> GIVEN TASK
Any pictures in the records below must be left out when you repeat the lines from the line containing "Generate a Python" through the line containing "fig.patch.set_facecolor('white')" exactly.

==================================================

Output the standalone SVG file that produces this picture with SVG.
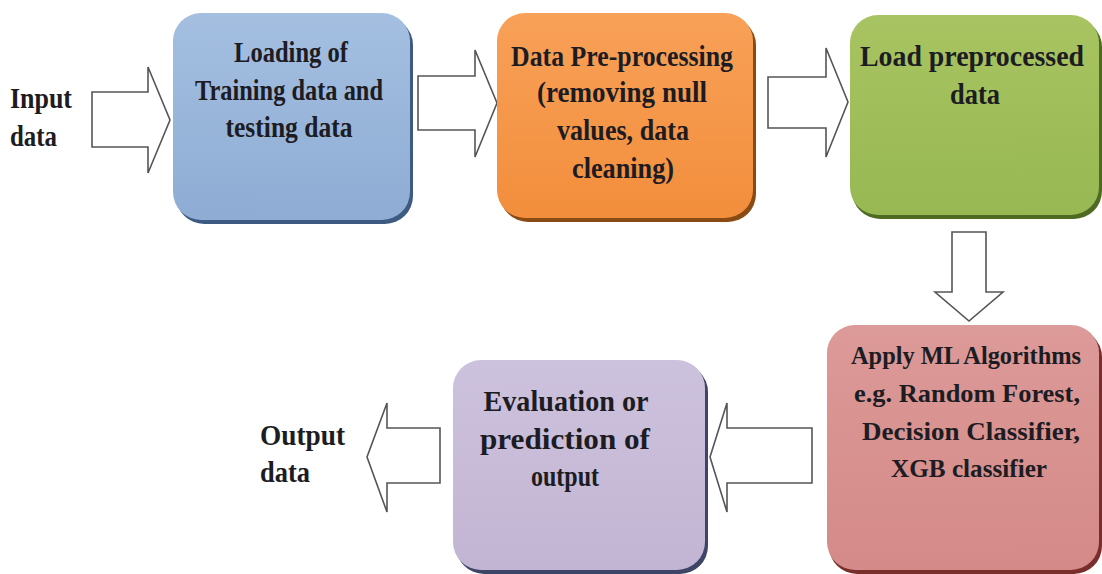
<svg xmlns="http://www.w3.org/2000/svg" width="1102" height="574" viewBox="0 0 1102 574">
<defs>
<linearGradient id="gBlue" x1="0" y1="0" x2="0" y2="1"><stop offset="0" stop-color="#a4bfe0"/><stop offset="1" stop-color="#8eacd4"/></linearGradient>
<linearGradient id="gOrange" x1="0" y1="0" x2="0" y2="1"><stop offset="0" stop-color="#f8a158"/><stop offset="1" stop-color="#f28e3c"/></linearGradient>
<linearGradient id="gGreen" x1="0" y1="0" x2="0" y2="1"><stop offset="0" stop-color="#a8c462"/><stop offset="1" stop-color="#97b852"/></linearGradient>
<linearGradient id="gRed" x1="0" y1="0" x2="0" y2="1"><stop offset="0" stop-color="#dc9a98"/><stop offset="1" stop-color="#d48a88"/></linearGradient>
<linearGradient id="gPurple" x1="0" y1="0" x2="0" y2="1"><stop offset="0" stop-color="#cdc2dd"/><stop offset="1" stop-color="#c2b5d3"/></linearGradient>
</defs>
<style>
text{font-family:'Liberation Serif','DejaVu Serif',serif;font-weight:bold;font-size:29px;fill:#1c1c22}
.c{text-anchor:middle}
.s{font-size:26px}
.arrow{fill:#ffffff;stroke:#555555;stroke-width:1.6;stroke-linejoin:miter}
</style>
<rect width="1102" height="574" fill="#ffffff"/>

<g id="connectors">
<path class="arrow" d="M92,92 H148 V67 L170,120 L148,173 V147 H92 Z"/>
<path class="arrow" d="M418,76 H475 V50 L497,103 L475,157 V130 H418 Z"/>
<path class="arrow" d="M768,77 H826 V48 L848,102 L826,157 V128 H768 Z"/>
<path class="arrow" d="M952,232 H986 V292 H1003 L969,321 L935,292 H952 Z"/>
<path class="arrow" d="M812,428 H727 V403 L710,457 L727,512 V483 H812 Z"/>
<path class="arrow" d="M440,428 H387 V403 L367,457 L387,512 V483 H440 Z"/>
</g>

<g id="input-label" font-family="Liberation Serif, DejaVu Serif, serif">
<text x="10" y="108" textLength="62" lengthAdjust="spacingAndGlyphs">Input</text>
<text x="10" y="146" textLength="47" lengthAdjust="spacingAndGlyphs">data</text>
</g>

<g id="node-loading" font-family="Liberation Serif, DejaVu Serif, serif">
<rect x="176" y="17" width="237" height="207" rx="28" fill="#3d5a80"/>
<rect x="173" y="13" width="237" height="207" rx="28" fill="url(#gBlue)"/>
<text class="c" x="291" y="62" textLength="114" lengthAdjust="spacingAndGlyphs" fill="#17202e">Loading of</text>
<text class="c" x="289" y="100" textLength="188" lengthAdjust="spacingAndGlyphs" fill="#17202e">Training data and</text>
<text class="c" x="289" y="137" textLength="127" lengthAdjust="spacingAndGlyphs" fill="#17202e">testing data</text>
</g>

<g id="node-preprocessing" font-family="Liberation Serif, DejaVu Serif, serif">
<rect x="500" y="17" width="256" height="205" rx="28" fill="#8a4a14"/>
<rect x="497" y="13" width="256" height="205" rx="28" fill="url(#gOrange)"/>
<text class="c" x="622" y="66" textLength="222" lengthAdjust="spacingAndGlyphs" fill="#2a1306">Data Pre-processing</text>
<text class="c" x="622" y="102" textLength="170" lengthAdjust="spacingAndGlyphs" fill="#2a1306">(removing null</text>
<text class="c" x="623" y="140" textLength="132" lengthAdjust="spacingAndGlyphs" fill="#2a1306">values, data</text>
<text class="c" x="623" y="178" textLength="102" lengthAdjust="spacingAndGlyphs" fill="#2a1306">cleaning)</text>
</g>

<g id="node-load-preprocessed" font-family="Liberation Serif, DejaVu Serif, serif">
<rect x="852" y="19" width="250" height="200" rx="28" fill="#4f6a22"/>
<rect x="850" y="15" width="249" height="200" rx="28" fill="url(#gGreen)"/>
<text class="c" x="972" y="66" textLength="224" lengthAdjust="spacingAndGlyphs" fill="#141a0a">Load preprocessed</text>
<text class="c" x="975" y="104" textLength="50" lengthAdjust="spacingAndGlyphs" fill="#141a0a">data</text>
</g>

<g id="node-ml" font-family="Liberation Serif, DejaVu Serif, serif">
<rect x="829" y="329" width="273" height="245" rx="28" fill="#7a2e2c"/>
<rect x="827" y="325" width="272" height="245" rx="28" fill="url(#gRed)"/>
<text class="c s" x="966" y="364" textLength="230" lengthAdjust="spacingAndGlyphs" fill="#2b0a0a">Apply ML Algorithms</text>
<text class="c s" x="967" y="402" textLength="226" lengthAdjust="spacingAndGlyphs" fill="#2b0a0a">e.g. Random Forest,</text>
<text class="c s" x="971" y="440" textLength="218" lengthAdjust="spacingAndGlyphs" fill="#2b0a0a">Decision Classifier,</text>
<text class="c s" x="969" y="477" textLength="156" lengthAdjust="spacingAndGlyphs" fill="#2b0a0a">XGB classifier</text>
</g>

<g id="node-evaluation" font-family="Liberation Serif, DejaVu Serif, serif">
<rect x="456" y="364" width="252" height="210" rx="28" fill="#3e4566"/>
<rect x="453" y="360" width="252" height="210" rx="28" fill="url(#gPurple)"/>
<text class="c" x="566" y="411" textLength="165" lengthAdjust="spacingAndGlyphs" fill="#1d1a26">Evaluation or</text>
<text class="c" x="565" y="449" textLength="170" lengthAdjust="spacingAndGlyphs" fill="#1d1a26">prediction of</text>
<text class="c" x="565" y="486" textLength="68" lengthAdjust="spacingAndGlyphs" fill="#1d1a26">output</text>
</g>

<g id="output-label" font-family="Liberation Serif, DejaVu Serif, serif">
<text x="260" y="445" textLength="85" lengthAdjust="spacingAndGlyphs">Output</text>
<text x="260" y="482" textLength="50" lengthAdjust="spacingAndGlyphs">data</text>
</g>
</svg>
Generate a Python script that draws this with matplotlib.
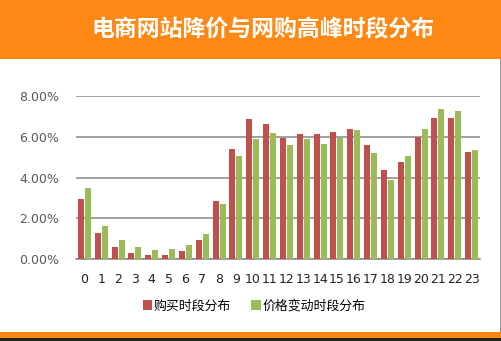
import matplotlib
matplotlib.use("Agg")
import matplotlib.pyplot as plt
from matplotlib.patches import Rectangle, Patch
import numpy as np

plt.rcParams['font.family'] = ['Noto Sans CJK SC', 'DejaVu Sans']

hours = [str(h) for h in range(24)]
purchase = [2.95, 1.29, 0.60, 0.31, 0.21, 0.21, 0.41, 0.95, 2.86, 5.40, 6.87, 6.63,
            5.96, 6.14, 6.14, 6.24, 6.38, 5.60, 4.38, 4.77, 5.98, 6.91, 6.91, 5.26]
price_change = [3.50, 1.63, 0.95, 0.60, 0.45, 0.50, 0.70, 1.24, 2.71, 5.06, 5.89, 6.19,
                5.60, 5.89, 5.65, 5.96, 6.33, 5.21, 3.89, 5.06, 6.38, 7.36, 7.27, 5.36]
series_names = ['购买时段分布', '价格变动时段分布']
yticks = [0, 2, 4, 6, 8]
title = '电商网站降价与网购高峰时段分布'

W, H = 502, 341
fig = plt.figure(figsize=(W / 100, H / 100), dpi=100)
fig.patch.set_facecolor('white')

orange = '#FD8813'
# header band
fig.add_artist(Rectangle((0, (H - 59) / H), 1, 59 / H, transform=fig.transFigure,
                         facecolor=orange, edgecolor='none'))
# bottom band
fig.add_artist(Rectangle((0, 3 / H), 1, 6 / H, transform=fig.transFigure,
                         facecolor=orange, edgecolor='none'))
fig.add_artist(Rectangle((0, 0), 1, 3 / H, transform=fig.transFigure,
                         facecolor='#222222', edgecolor='none'))
fig.add_artist(Rectangle((500 / W, 9 / H), 2 / W, (H - 68) / H, transform=fig.transFigure,
                         facecolor='#9a9a9a', edgecolor='none'))

fig.text(263 / W, 1 - 30 / H, title, color='white', fontsize=16.5, fontweight='bold',
         ha='center', va='center')

ax_l, ax_r, ax_t, ax_b = 76, 480, 96, 259.3
ax = fig.add_axes([ax_l / W, 1 - ax_b / H, (ax_r - ax_l) / W, (ax_b - ax_t) / H])
x = np.arange(len(hours))
bw = 0.36
ax.bar(x - bw / 2 - 0.03, purchase, width=bw, color='#C0504D', zorder=3)
ax.bar(x + bw / 2 + 0.03, price_change, width=bw, color='#9BBB59', zorder=3)
ax.set_xlim(-0.5, 23.5)
ax.set_ylim(0, 8)
ax.set_yticks(yticks)
ax.set_yticklabels([f'{v:.2f}%' for v in yticks], color='#595959', fontsize=9,
                   family='DejaVu Sans')
ax.set_xticks(x)
ax.set_xticklabels(hours, fontsize=9, color='#222222', family='DejaVu Sans')
ax.tick_params(axis='both', length=0)
ax.tick_params(axis='y', pad=12)
ax.tick_params(axis='x', pad=10)
ax.grid(axis='y', color='#868686', linewidth=1.1, zorder=0)
for s in ['top', 'right', 'left']:
    ax.spines[s].set_visible(False)
ax.spines['bottom'].set_color('#868686')
ax.spines['bottom'].set_linewidth(1.1)
ax.set_facecolor('none')

handles = [Patch(facecolor='#C0504D', label=series_names[0]),
           Patch(facecolor='#9BBB59', label=series_names[1])]
fig.legend(handles=handles, loc='center', bbox_to_anchor=(254 / W, 1 - 306 / H), ncol=2,
           frameon=False, fontsize=9.3, handlelength=0.7, handleheight=0.7,
           handletextpad=0.15, columnspacing=1.6)

fig.savefig('out.png', dpi=100)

==================================================

> WRITTEN RESPONSE
Generate a Python script that draws this with matplotlib.
import matplotlib
matplotlib.use("Agg")
import matplotlib.pyplot as plt
from matplotlib.patches import Rectangle, Patch
import numpy as np

plt.rcParams['font.family'] = ['Noto Sans CJK SC', 'DejaVu Sans']

hours = [str(h) for h in range(24)]
purchase = [2.95, 1.29, 0.60, 0.31, 0.21, 0.21, 0.41, 0.95, 2.86, 5.40, 6.87, 6.63,
            5.96, 6.14, 6.14, 6.24, 6.38, 5.60, 4.38, 4.77, 5.98, 6.91, 6.91, 5.26]
price_change = [3.50, 1.63, 0.95, 0.60, 0.45, 0.50, 0.70, 1.24, 2.71, 5.06, 5.89, 6.19,
                5.60, 5.89, 5.65, 5.96, 6.33, 5.21, 3.89, 5.06, 6.38, 7.36, 7.27, 5.36]
series_names = ['购买时段分布', '价格变动时段分布']
yticks = [0, 2, 4, 6, 8]
title = '电商网站降价与网购高峰时段分布'

W, H = 502, 341
fig = plt.figure(figsize=(W / 100, H / 100), dpi=100)
fig.patch.set_facecolor('white')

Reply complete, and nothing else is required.